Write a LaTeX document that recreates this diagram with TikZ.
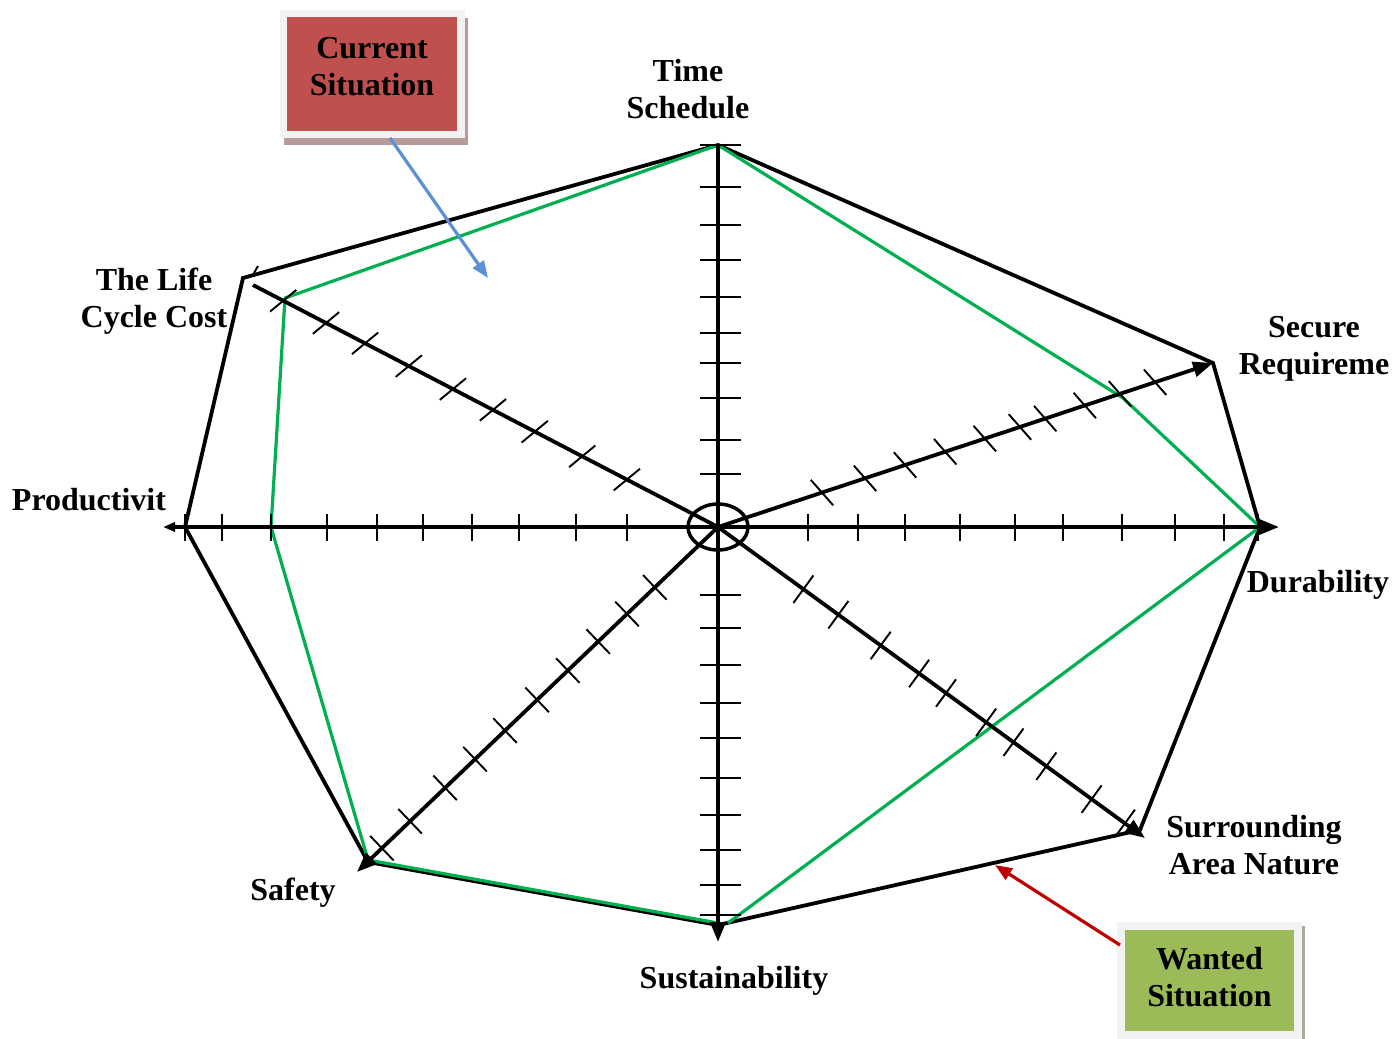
\documentclass[tikz,border=0pt]{standalone}
\usepackage{fontspec}
\setmainfont{Liberation Serif}
\usetikzlibrary{arrows.meta,calc}
\definecolor{gline}{HTML}{00B050}
\definecolor{curred}{HTML}{C0504D}
\definecolor{curshadow}{HTML}{B89A9A}
\definecolor{wantgreen}{HTML}{9BBB59}
\definecolor{wantshadow}{HTML}{A3AD98}
\definecolor{framegray}{HTML}{F2F2F2}
\definecolor{bluearr}{HTML}{5B8FD6}
\definecolor{redarr}{HTML}{C00000}
\begin{document}
\begin{tikzpicture}[x=1pt,y=-1pt,
  axisline/.style={line width=3.8pt},
  polyline/.style={line width=3.8pt,line join=miter},
  greenline/.style={draw=gline,line width=3.2pt,line join=round},
  tickline/.style={line width=1.9pt},
  bigtip/.style={-{Triangle[length=20pt,width=15pt]}},
  lbl/.style={font=\fontsize{32}{37}\selectfont\bfseries,align=center,inner sep=0pt},
  boxlbl/.style={font=\fontsize{32}{37}\selectfont\bfseries,align=center,inner sep=0pt,text=black}]
\useasboundingbox (0,0) rectangle (1393,1039);

% key coordinates
\coordinate (O) at (718,527);
\coordinate (T) at (718,145);
\coordinate (B) at (718,942);
\coordinate (L) at (163,527);
\coordinate (R) at (1279,527);
\coordinate (SR) at (1213,363);
\coordinate (LC) at (253,285);
\coordinate (SA) at (1145,838);
\coordinate (SF) at (357,872);

% polygons
\draw[polyline] (718,145) -- (1213,363) -- (1260,527) -- (1140,830) -- (718,925)
  -- (368,862) -- (185,527) -- (243,278) -- cycle;
\draw[greenline] (718,145) -- (1123,398) -- (1260,527) -- (728,923);
\draw[greenline] (718,923) -- (368,860) -- (271,527) -- (285,298) -- (718,145);

% axes
\draw[axisline] (T) -- (O);
\draw[axisline,bigtip] (O) -- (B);
\draw[axisline,-{Triangle[length=12pt,width=9pt]}] (O) -- (L);
\draw[axisline,bigtip] (O) -- (R);
\draw[axisline,bigtip] (O) -- (SR);
\draw[axisline] (O) -- (LC);
\draw[axisline,bigtip] (O) -- (SA);
\draw[axisline,bigtip] (O) -- (SF);
\draw[tickline] (254,273) -- (258,266);

% center ellipse
\draw[line width=3.5pt] (O) ellipse [x radius=30, y radius=23];

% vertical ticks
\foreach \y in {145,187,225,260,297,333,363,398,440,474,595,628,665,703,738,778,815,850,885,915}
  \draw[tickline] (700,\y) -- (741,\y);
% horizontal ticks
\foreach \x in {185,222,271,327,377,423,472,519,576,627,808,858,905,960,1015,1063,1122,1175,1224,1258}
  \draw[tickline] (\x,514) -- (\x,541);

% diagonal ticks
\foreach \f in {0.196,0.292,0.394,0.484,0.570,0.665,0.759,0.843,0.935}{
  \coordinate (t) at ($(O)!\f!(LC)$);
  \draw[tickline] ($(t)!17pt!67:(LC)$) -- ($(t)!17pt!-113:(LC)$);}
\foreach \f in {0.210,0.297,0.378,0.459,0.539,0.610,0.661,0.741,0.812,0.883}{
  \coordinate (t) at ($(O)!\f!(SR)$);
  \draw[tickline] ($(t)!17pt!113:(SR)$) -- ($(t)!17pt!-67:(SR)$);}
\foreach \f in {0.200,0.282,0.381,0.471,0.534,0.628,0.692,0.769,0.875,0.953}{
  \coordinate (t) at ($(O)!\f!(SA)$);
  \draw[tickline] ($(t)!17pt!90:(SA)$) -- ($(t)!17pt!-90:(SA)$);}
\foreach \f in {0.175,0.252,0.332,0.416,0.501,0.590,0.673,0.756,0.853,0.931}{
  \coordinate (t) at ($(O)!\f!(SF)$);
  \draw[tickline] ($(t)!17pt!90:(SF)$) -- ($(t)!17pt!-90:(SF)$);}

% axis labels
\node[lbl] (lt) at (688,89) {Time\\Schedule};
\node[lbl] (lsr) at (1314,349) {Secure\\Requireme};
\node[lbl] (llc) at (154,301) {The Life\\Cycle Cost};
\node[lbl] (lp) at (89,500) {Productivit};
\node[lbl] (ld) at (1318,585) {Durability};
\node[lbl] (lsa) at (1254,845) {Surrounding\\Area Nature};
\node[lbl] (lsf) at (293,893) {Safety};
\node[lbl] (lsu) at (734,981) {Sustainability};

% Current situation box
\fill[curshadow] (284,18) rectangle (468,145);
\fill[framegray] (280,10) rectangle (465,138);
\fill[curred] (287,17) rectangle (457,131);
\node[boxlbl] (cur) at (372,67) {Current\\Situation};
\coordinate (curtail) at (390,138);
\coordinate (curhead) at (488,278);
\draw[bluearr,line width=3.2pt,-{Triangle[length=17pt,width=13pt]}] (curtail) -- (curhead);

% Wanted situation box
\fill[wantshadow] (1121,926) rectangle (1305,1039);
\fill[framegray] (1117,922) rectangle (1302,1039);
\fill[wantgreen] (1125,930) rectangle (1294,1031);
\node[boxlbl] (want) at (1209.5,977.5) {Wanted\\Situation};
\coordinate (wanttail) at (1120,945);
\coordinate (wanthead) at (995,865);
\draw[redarr,line width=3.2pt,-{Triangle[length=17pt,width=13pt]}] (wanttail) -- (wanthead);
\end{tikzpicture}
\end{document}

┄┄┄┄┄┄┄┄┄┄

- **What is required**
The data should be printed again unchanged; leave its pictures out.

- **Written solution**
Write a LaTeX document that recreates this diagram with TikZ.
\documentclass[tikz,border=0pt]{standalone}
\usepackage{fontspec}
\setmainfont{Liberation Serif}
\usetikzlibrary{arrows.meta,calc}
\definecolor{gline}{HTML}{00B050}
\definecolor{curred}{HTML}{C0504D}
\definecolor{curshadow}{HTML}{B89A9A}
\definecolor{wantgreen}{HTML}{9BBB59}
\definecolor{wantshadow}{HTML}{A3AD98}
\definecolor{framegray}{HTML}{F2F2F2}
\definecolor{bluearr}{HTML}{5B8FD6}
\definecolor{redarr}{HTML}{C00000}
\begin{document}
\begin{tikzpicture}[x=1pt,y=-1pt,
  axisline/.style={line width=3.8pt},
  polyline/.style={line width=3.8pt,line join=miter},
  greenline/.style={draw=gline,line width=3.2pt,line join=round},
  tickline/.style={line width=1.9pt},
  bigtip/.style={-{Triangle[length=20pt,width=15pt]}},
  lbl/.style={font=\fontsize{32}{37}\selectfont\bfseries,align=center,inner sep=0pt},
  boxlbl/.style={font=\fontsize{32}{37}\selectfont\bfseries,align=center,inner sep=0pt,text=black}]
\useasboundingbox (0,0) rectangle (1393,1039);

% key coordinates
\coordinate (O) at (718,527);
\coordinate (T) at (718,145);
\coordinate (B) at (718,942);
\coordinate (L) at (163,527);
\coordinate (R) at (1279,527);
\coordinate (SR) at (1213,363);
\coordinate (LC) at (253,285);
\coordinate (SA) at (1145,838);
\coordinate (SF) at (357,872);

% polygons
\draw[polyline] (718,145) -- (1213,363) -- (1260,527) -- (1140,830) -- (718,925)
  -- (368,862) -- (185,527) -- (243,278) -- cycle;
\draw[greenline] (718,145) -- (1123,398) -- (1260,527) -- (728,923);
\draw[greenline] (718,923) -- (368,860) -- (271,527) -- (285,298) -- (718,145);

% axes
\draw[axisline] (T) -- (O);
\draw[axisline,bigtip] (O) -- (B);
\draw[axisline,-{Triangle[length=12pt,width=9pt]}] (O) -- (L);
\draw[axisline,bigtip] (O) -- (R);
\draw[axisline,bigtip] (O) -- (SR);
\draw[axisline] (O) -- (LC);
\draw[axisline,bigtip] (O) -- (SA);
\draw[axisline,bigtip] (O) -- (SF);
\draw[tickline] (254,273) -- (258,266);

% center ellipse
\draw[line width=3.5pt] (O) ellipse [x radius=30, y radius=23];

% vertical ticks
\foreach \y in {145,187,225,260,297,333,363,398,440,474,595,628,665,703,738,778,815,850,885,915}
  \draw[tickline] (700,\y) -- (741,\y);
% horizontal ticks
\foreach \x in {185,222,271,327,377,423,472,519,576,627,808,858,905,960,1015,1063,1122,1175,1224,1258}
  \draw[tickline] (\x,514) -- (\x,541);

% diagonal ticks
\foreach \f in {0.196,0.292,0.394,0.484,0.570,0.665,0.759,0.843,0.935}{
  \coordinate (t) at ($(O)!\f!(LC)$);
  \draw[tickline] ($(t)!17pt!67:(LC)$) -- ($(t)!17pt!-113:(LC)$);}
\foreach \f in {0.210,0.297,0.378,0.459,0.539,0.610,0.661,0.741,0.812,0.883}{
  \coordinate (t) at ($(O)!\f!(SR)$);
  \draw[tickline] ($(t)!17pt!113:(SR)$) -- ($(t)!17pt!-67:(SR)$);}
\foreach \f in {0.200,0.282,0.381,0.471,0.534,0.628,0.692,0.769,0.875,0.953}{
  \coordinate (t) at ($(O)!\f!(SA)$);
  \draw[tickline] ($(t)!17pt!90:(SA)$) -- ($(t)!17pt!-90:(SA)$);}
\foreach \f in {0.175,0.252,0.332,0.416,0.501,0.590,0.673,0.756,0.853,0.931}{
  \coordinate (t) at ($(O)!\f!(SF)$);
  \draw[tickline] ($(t)!17pt!90:(SF)$) -- ($(t)!17pt!-90:(SF)$);}

% axis labels
\node[lbl] (lt) at (688,89) {Time\\Schedule};
\node[lbl] (lsr) at (1314,349) {Secure\\Requireme};
\node[lbl] (llc) at (154,301) {The Life\\Cycle Cost};
\node[lbl] (lp) at (89,500) {Productivit};
\node[lbl] (ld) at (1318,585) {Durability};
\node[lbl] (lsa) at (1254,845) {Surrounding\\Area Nature};
\node[lbl] (lsf) at (293,893) {Safety};
\node[lbl] (lsu) at (734,981) {Sustainability};

% Current situation box
\fill[curshadow] (284,18) rectangle (468,145);
\fill[framegray] (280,10) rectangle (465,138);
\fill[curred] (287,17) rectangle (457,131);
\node[boxlbl] (cur) at (372,67) {Current\\Situation};
\coordinate (curtail) at (390,138);
\coordinate (curhead) at (488,278);
\draw[bluearr,line width=3.2pt,-{Triangle[length=17pt,width=13pt]}] (curtail) -- (curhead);

% Wanted situation box
\fill[wantshadow] (1121,926) rectangle (1305,1039);
\fill[framegray] (1117,922) rectangle (1302,1039);
\fill[wantgreen] (1125,930) rectangle (1294,1031);
\node[boxlbl] (want) at (1209.5,977.5) {Wanted\\Situation};
\coordinate (wanttail) at (1120,945);
\coordinate (wanthead) at (995,865);
\draw[redarr,line width=3.2pt,-{Triangle[length=17pt,width=13pt]}] (wanttail) -- (wanthead);
\end{tikzpicture}
\end{document}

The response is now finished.